Christine Garcia '13, who took Political Economies of Arab Gulf States with Vandewalle in the spring, said Vandewalle made the class interesting by relating political theories with real situations in the Middle East.

Vandewalle has a "rare talent" for making his knowledge of the situation in Libya accessible to non-experts, Carey said.

"I've listened to his interviews on TV and the radio," Carey said. "A lot of the time, they'll have various experts on, so you get to hear different perspectives. [Vandewalle's] commentary always stands out. He gets right to the core points and brings real insight to whatever developments are being discussed on a particular day. That's not easy to do or, at least, a lot of academics aren't that good at it. But Vandewalle does it particularly well."

Vandewalle's position in the public eye has brought positive attention to the College, Asian and Middle Eastern studies professor Steven Ericson said.

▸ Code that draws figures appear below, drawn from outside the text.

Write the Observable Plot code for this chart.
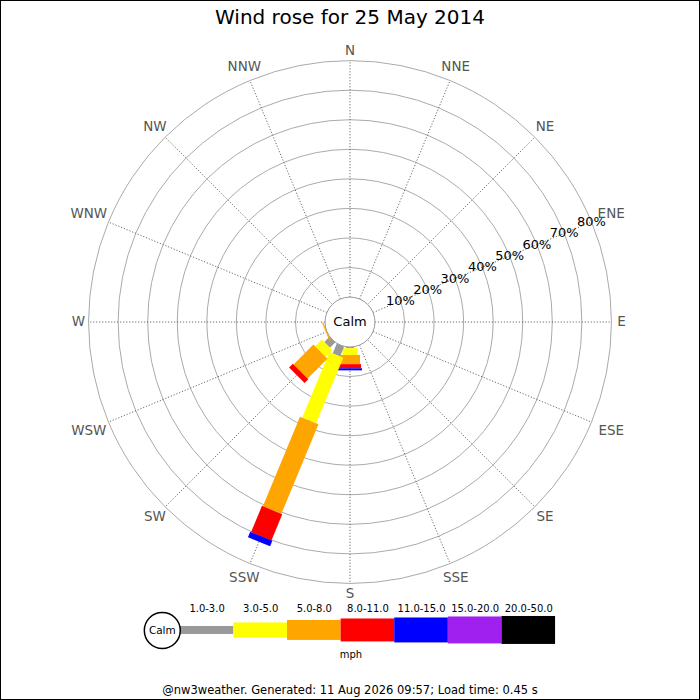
<!DOCTYPE html>
<html>
<head>
<meta charset="utf-8">
<script src="https://cdn.jsdelivr.net/npm/d3@7"></script>
<script src="https://cdn.jsdelivr.net/npm/@observablehq/plot@0.6"></script>
<style>
  body { margin: 0; background: #fff; font-family: "DejaVu Sans", sans-serif; }
  #frame { position: relative; width: 700px; height: 700px; box-sizing: border-box; border: 1px solid #000; overflow: hidden; }
  #title { position: absolute; top: 4px; left: 0; width: 100%; text-align: center; font-size: 20px; }
  #chart { position: absolute; top: -1px; left: -1px; }
  #legend { position: absolute; top: 601px; left: -1px; }
  #foot { position: absolute; top: 682px; left: 0; width: 100%; text-align: center; font-size: 11.5px; }
</style>
</head>
<body>
<div id="frame">
  <div id="chart"></div>
  <div id="title">Wind rose for 25 May 2014</div>
  <div id="legend"></div>
  <div id="foot">@nw3weather. Generated: 11 Aug 2026 09:57; Load time: 0.45 s</div>
</div>
<script>
// 16 compass points, clockwise from N
const directions = ['N','NNE','NE','ENE','E','ESE','SE','SSE','S','SSW','SW','WSW','W','WNW','NW','NNW']
const speedRanges = ['1.0-3.0','3.0-5.0','5.0-8.0','8.0-11.0','11.0-15.0','15.0-20.0','20.0-50.0']

// % of time per direction, one array per speed range (mph)
const pct1to3   = [0,0,0,0,0,0,0,0, 0.4, 3.6, 2.5, 0,   0,0,0,0]
const pct3to5   = [0,0,0,0,0,0,0,0, 2.3, 24.0, 3.2, 0,  0,0,0,0]
const pct5to8   = [0,0,0,0,0,0,0,0, 3.1, 32.8, 9.5, 0.4, 0,0,0,0]
const pct8to11  = [0,0,0,0,0,0,0,0, 1.4, 9.6, 1.8, 0,   0,0,0,0]
const pct11to15 = [0,0,0,0,0,0,0,0, 0.7, 2.0, 0,   0,   0,0,0,0]
const pct15to20 = [0,0,0,0,0,0,0,0, 0,   0,   0,   0,   0,0,0,0]
const pct20to50 = [0,0,0,0,0,0,0,0, 0,   0,   0,   0,   0,0,0,0]

const ringPcts = [10, 20, 30, 40, 50, 60, 70, 80]
const ringLabels = ['10%','20%','30%','40%','50%','60%','70%','80%']

// styles
const rangeColors = ['#999999','#ffff00','#ffa500','#ff0000','#0000ff','#a020f0','#000000']
const barWidth = [8, 15, 20, 22, 24, 26, 28]      // px, in the rose
const keyHeight = [8, 15, 20, 23, 25, 27, 28]     // px, in the legend

const series = [pct1to3, pct3to5, pct5to8, pct8to11, pct11to15, pct15to20, pct20to50]

const k = 2.96            // px per 1 %
const calm0 = 25 / k      // calm circle radius, in % units
const rad = i => i * Math.PI / 8

/* stacked segments per direction */
const segments = []
directions.forEach((dir, i) => {
  let cum = 0
  series.forEach((s, j) => {
    const v = s[i]
    if (v > 0) segments.push({dir: i, range: j, p0: cum, p1: cum + v})
    cum += v
  })
})

const px = (p, i) => (calm0 + p) * Math.sin(rad(i))
const py = (p, i) => (calm0 + p) * Math.cos(rad(i))
const labelR = (d, i) => (272 + 6 * (d.length - 1) * Math.abs(Math.sin(rad(i)))) / k

let chart = Plot.plot({
  width: 700,
  height: 612,
  margin: 0,
  style: {fontFamily: '"DejaVu Sans", sans-serif', background: 'transparent'},
  x: {domain: [-350 / k, 350 / k], axis: null},
  y: {domain: [-290 / k, 322 / k], axis: null},
  r: {type: 'identity'},
  marks: [
    // rings
    Plot.dot(ringPcts, {x: () => 0, y: () => 0, r: p => (calm0 + p) * k, stroke: '#aaaaaa', fill: 'none', strokeWidth: 1}),
    // spokes
    Plot.link(directions, {
      x1: (d, i) => px(0, i), y1: (d, i) => py(0, i),
      x2: (d, i) => px(80, i), y2: (d, i) => py(80, i),
      stroke: '#444', strokeWidth: 0.8, strokeDasharray: '1.2,1.8'
    }),
    // calm circle
    Plot.dot([0], {x: () => 0, y: () => 0, r: calm0 * k, fill: 'white', stroke: '#999', strokeWidth: 1}),
    Plot.text(['Calm'], {x: () => 0, y: () => 0, text: d => d, fontSize: 13, fill: 'black'}),
    // bars
    Plot.link(segments, {
      x1: d => px(d.p0, d.dir), y1: d => py(d.p0, d.dir),
      x2: d => px(d.p1, d.dir), y2: d => py(d.p1, d.dir),
      stroke: d => rangeColors[d.range],
      strokeWidth: d => barWidth[d.range],
      strokeLinecap: 'butt'
    }),
    // ring labels along ENE
    Plot.text(ringPcts, {
      x: p => px(p, 3), y: p => py(p, 3),
      text: (p, i) => ringLabels[i], fontSize: 13, fill: 'black'
    }),
    // compass labels
    Plot.text(directions, {
      x: (d, i) => labelR(d, i) * Math.sin(rad(i)),
      y: (d, i) => labelR(d, i) * Math.cos(rad(i)),
      text: d => d, fontSize: 13.5, fill: '#555'
    }),
  ],
})
d3.select('#chart').append(() => chart)

/* legend */
const keyX0 = 180, keyW = 53.7, keyY = 28
let legend = Plot.plot({
  width: 700,
  height: 68,
  margin: 0,
  style: {fontFamily: '"DejaVu Sans", sans-serif', background: 'transparent'},
  x: {type: 'identity', axis: null},
  y: {type: 'identity', axis: null},
  r: {type: 'identity'},
  marks: [
    Plot.rect(speedRanges, {
      x1: (d, i) => keyX0 + i * keyW, x2: (d, i) => keyX0 + (i + 1) * keyW,
      y1: (d, i) => keyY - keyHeight[i] / 2, y2: (d, i) => keyY + keyHeight[i] / 2,
      fill: (d, i) => rangeColors[i]
    }),
    Plot.text(speedRanges, {
      x: (d, i) => keyX0 + (i + 0.5) * keyW, y: () => 6,
      text: d => d, fontSize: 10, fill: 'black'
    }),
    Plot.dot(['Calm'], {x: () => 162, y: () => keyY, r: () => 18, fill: 'white', stroke: 'black'}),
    Plot.text(['Calm'], {x: () => 162, y: () => keyY, text: d => d, fontSize: 10.5, fill: 'black'}),
    Plot.text(['mph'], {x: () => 351, y: () => 52, text: d => d, fontSize: 10, fill: 'black'}),
  ],
})
d3.select('#legend').append(() => legend)
</script>
</body>
</html>
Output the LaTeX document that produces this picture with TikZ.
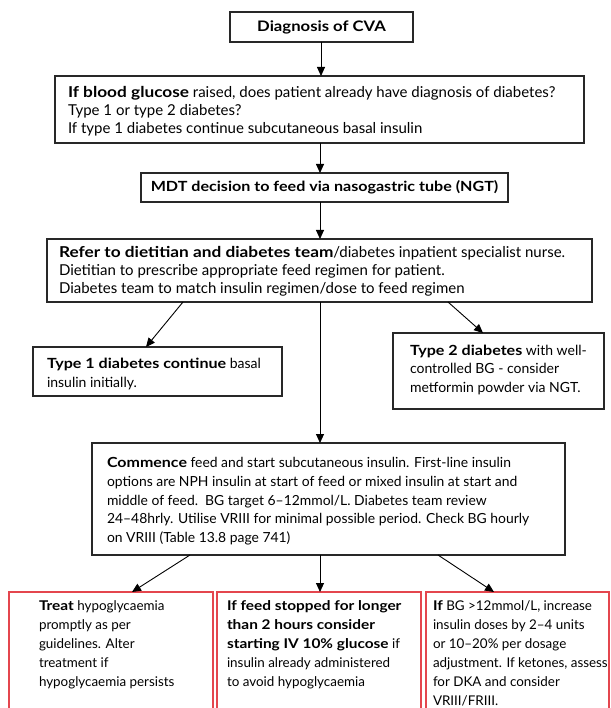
\documentclass[tikz,border=0pt]{standalone}
\usepackage{fontspec}
\setmainfont{Lato}[BoldFeatures={FakeStretch=1.15}]
\usetikzlibrary{arrows.meta,calc}
\definecolor{boxred}{RGB}{228,70,78}
\definecolor{boxline}{RGB}{40,40,40}
\begin{document}
\begin{tikzpicture}[x=1pt,y=-1pt,
 box/.style={draw=boxline, line width=1.2pt, inner sep=0, outer sep=0, anchor=north west},
 redbox/.style={draw=boxred, line width=1.3pt, inner sep=0, outer sep=0, anchor=north west},
 txtA/.style={font=\fontsize{15}{18}\selectfont, align=left, inner sep=0, outer sep=0, anchor=north west},
 txtc/.style={font=\fontsize{14.5}{18}\selectfont\bfseries, inner sep=0, outer sep=0, anchor=center},
 txtT/.style={font=\fontsize{14}{19}\selectfont, align=left, inner sep=0, outer sep=0, anchor=north west},
 txtB/.style={font=\fontsize{13.9}{18.75}\selectfont, align=left, inner sep=0, outer sep=0, anchor=north west},
 txtR/.style={font=\fontsize{13.4}{19}\selectfont, align=left, inner sep=0, outer sep=0, anchor=north west},
 arr/.style={-{Triangle[length=9pt,width=8pt]}, line width=0.9pt, draw=black}]
\useasboundingbox (0,0) rectangle (610,708);
\clip (0,0) rectangle (610,708);
\fill[white] (0,0) rectangle (610,708);

% boxes
\node[box, minimum width=183, minimum height=30] (b1) at (230,12) {};
\node[box, minimum width=529, minimum height=67] (b2) at (55,76) {};
\node[box, minimum width=367, minimum height=29] (b3) at (141,173) {};
\node[box, minimum width=545, minimum height=63] (b4) at (47,239) {};
\node[box, minimum width=249, minimum height=49] (t1) at (33,347) {};
\node[box, minimum width=211, minimum height=76] (t2) at (393,333) {};
\node[box, minimum width=473, minimum height=112] (b5) at (92,443) {};
\node[redbox, minimum width=204, minimum height=130] (r1) at (9,592) {};
\node[redbox, minimum width=204, minimum height=130] (r2) at (217,592) {};
\node[redbox, minimum width=183, minimum height=130] (r3) at (426,592) {};

% texts
\node[txtc] (b1t) at (b1.center) {Diagnosis of CVA};
\node[txtA] (b2t) at (68,84.9) {\strut\textbf{If blood glucose} raised, does patient already have diagnosis of diabetes?\\
Type 1 or type 2 diabetes?\\
If type 1 diabetes continue subcutaneous basal insulin};
\node[txtc, font=\fontsize{14}{18}\selectfont\bfseries] (b3t) at (b3.center) {MDT decision to feed via nasogastric tube (NGT)};
\node[txtA] (b4t) at (59,244.9) {\strut\textbf{Refer to dietitian and diabetes team}/diabetes inpatient specialist nurse.\\
Dietitian to prescribe appropriate feed regimen for patient.\\
Diabetes team to match insulin regimen/dose to feed regimen};
\node[txtT] (t1t) at (47,354.7) {\strut\textbf{Type 1 diabetes continue} basal\\
insulin initially.};
\node[txtT, font=\fontsize{14}{18.5}\selectfont] (t2t) at (410,342.5) {\strut\textbf{Type 2 diabetes} with well-\\
controlled BG - consider\\
metformin powder via NGT.};
\node[txtB] (b5t) at (107,454.4) {\strut\textbf{Commence} feed and start subcutaneous insulin. First-line insulin\\
options are NPH insulin at start of feed or mixed insulin at start and\\
middle of feed.\ \ BG target 6–12mmol/L. Diabetes team review\\
24–48hrly. Utilise VRIII for minimal possible period. Check BG hourly\\
on VRIII (Table 13.8 page 741)};
\node[txtR] (r1t) at (39,596.7) {\strut\textbf{Treat} hypoglycaemia\\
promptly as per\\
guidelines. Alter\\
treatment if\\
hypoglycaemia persists};
\node[txtR] (r2t) at (227,596.7) {\strut\textbf{If feed stopped for longer}\\
\textbf{than 2 hours consider}\\
\textbf{starting IV 10\% glucose} if\\
insulin already administered\\
to avoid hypoglycaemia};
\node[txtR] (r3t) at (433,596.7) {\strut\textbf{If} BG >12mmol/L, increase\\
insulin doses by 2–4 units\\
or 10–20\% per dosage\\
adjustment. If ketones, assess\\
for DKA and consider\\
VRIII/FRIII.};

% connectors
\draw[arr] (b1.south -| 321,0) -- (b2.north -| 321,0);
\draw[arr] (b2.south -| 320,0) -- (b3.north -| 320,0);
\draw[arr] (b3.south -| 320,0) -- (b4.north -| 320,0);
\draw[arr] ([xshift=136pt]b4.south west) -- ([xshift=113pt]t1.north west);
\draw[arr] ([xshift=401pt]b4.south west) -- ([xshift=90pt]t2.north west);
\draw[arr] (b4.south -| 320,0) -- (b5.north -| 320,0);
\draw[arr] ([xshift=98pt]b5.south west) -- ([xshift=123pt]r1.north west);
\draw[arr] (b5.south -| 320,0) -- (r2.north -| 320,0);
\draw[arr] ([xshift=346pt]b5.south west) -- ([xshift=68pt]r3.north west);
\end{tikzpicture}
\end{document}
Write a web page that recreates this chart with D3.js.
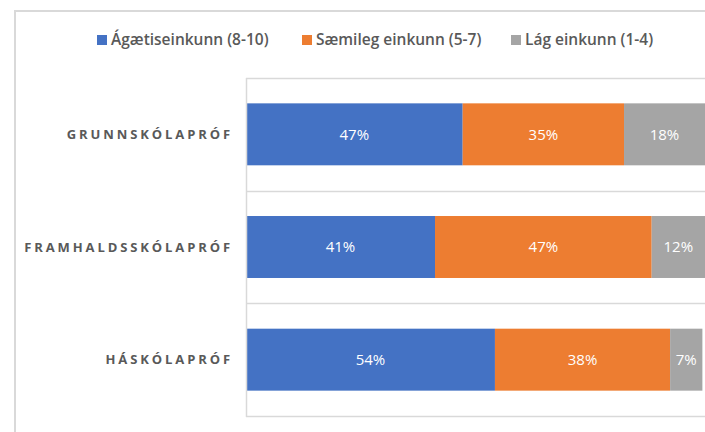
<!DOCTYPE html>
<html>
<head>
<meta charset="utf-8">
<script src="https://cdn.jsdelivr.net/npm/d3@7"></script>
<style>
  html, body { margin: 0; padding: 0; background: #fff; }
  svg { display: block; }
</style>
</head>
<body>
<svg id="chart" width="705" height="432"></svg>
<script>
const categories = ["GRUNNSKÓLAPRÓF", "FRAMHALDSSKÓLAPRÓF", "HÁSKÓLAPRÓF"];
const seriesNames = ["Ágætiseinkunn (8-10)", "Sæmileg einkunn (5-7)", "Lág einkunn (1-4)"];
const highValues = [47, 41, 54];
const midValues = [35, 47, 38];
const lowValues = [18, 12, 7];
const seriesColors = ["#4472C4", "#ED7D31", "#A5A5A5"];

const svg = d3.select("#chart");
const W = 705, H = 432;
const plot = { left: 246, right: 705, top: 78, bottom: 416 };

// outer chart border
svg.append("rect")
  .attr("x", 15).attr("y", 11)
  .attr("width", W + 20).attr("height", H + 20)
  .attr("fill", "#fff").attr("stroke", "#d9d9d9").attr("stroke-width", 2);

const table = categories.map((c, i) => ({
  cat: c,
  [seriesNames[0]]: highValues[i],
  [seriesNames[1]]: midValues[i],
  [seriesNames[2]]: lowValues[i]
}));
const stack = d3.stack().keys(seriesNames)(table);

const x = d3.scaleLinear().domain([0, 100]).range([plot.left, plot.right + 2]);
const y = d3.scaleBand().domain(categories).range([plot.top, plot.bottom])
  .paddingInner(0.45).paddingOuter(0.225);
const color = d3.scaleOrdinal().domain(seriesNames).range(seriesColors);

// gridlines between categories
const step = y.step();
const gridYs = d3.range(categories.length + 1).map(i => plot.top + i * step);
svg.append("g").selectAll("line").data(gridYs).join("line")
  .attr("x1", plot.left).attr("x2", W)
  .attr("y1", d => Math.round(d) + 0.5).attr("y2", d => Math.round(d) + 0.5)
  .attr("stroke", "#d9d9d9").attr("stroke-width", 1.5);

// bars
const groups = svg.append("g").selectAll("g").data(stack).join("g")
  .attr("fill", d => color(d.key));
groups.selectAll("rect").data(d => d).join("rect")
  .attr("x", d => x(d[0]))
  .attr("width", d => x(d[1]) - x(d[0]))
  .attr("y", d => y(d.data.cat))
  .attr("height", y.bandwidth());

// data labels
groups.selectAll("text").data(d => d).join("text")
  .attr("x", d => (x(d[0]) + Math.min(x(d[1]), W)) / 2)
  .attr("y", d => y(d.data.cat) + y.bandwidth() / 2)
  .attr("dy", "0.35em")
  .attr("text-anchor", "middle")
  .attr("fill", "#ffffff")
  .attr("font-family", "'Open Sans', sans-serif")
  .attr("font-size", 15)
  .text(d => (d[1] - d[0]) + "%");

// vertical category axis line
svg.append("line")
  .attr("x1", plot.left + 0.5).attr("x2", plot.left + 0.5)
  .attr("y1", plot.top).attr("y2", plot.bottom + 1)
  .attr("stroke", "#d9d9d9").attr("stroke-width", 1.5);

// category labels
const yAxis = d3.axisLeft(y).tickSize(0).tickPadding(0);
const ax = svg.append("g").attr("transform", `translate(${plot.left - 13},0)`).call(yAxis);
ax.select(".domain").remove();
ax.selectAll("text")
  .attr("fill", "#595959")
  .attr("font-family", "'Open Sans', sans-serif")
  .attr("font-weight", "bold")
  .attr("font-size", 13)
  .attr("letter-spacing", "2.9px")
  .attr("dy", "0.35em");

// legend
const legendX = [97, 302, 511];
const lg = svg.append("g").selectAll("g").data(seriesNames).join("g")
  .attr("transform", (d, i) => `translate(${legendX[i]},40)`);
lg.append("rect").attr("x", 0).attr("y", -5).attr("width", 10).attr("height", 10)
  .attr("fill", d => color(d));
lg.append("text").attr("x", 14).attr("dy", "0.35em")
  .attr("fill", "#595959")
  .attr("font-family", "'Open Sans', sans-serif")
  .attr("font-weight", 600)
  .attr("font-size", 15.5)
  .text(d => d);
</script>
</body>
</html>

"I think it brings credit to the institution that the person works for," Ericson said. "It reflects well on Dartmouth College. For the scholar, I think it opens up various opportunities for interacting with practitioners diplomats and people outside of academia to benefit their teaching and their research."

Vandewalle said he will remain involved in Libya's rebuilding process, and expects to take time off from teaching to travel to the country. He added that he will no longer teach the two classes that he was originally scheduled to teach in Winter term.

Vandewalle is leading the government Foreign Study Program in London this Fall term, and said he expects the impact of his absence to be "minimal" in the long run.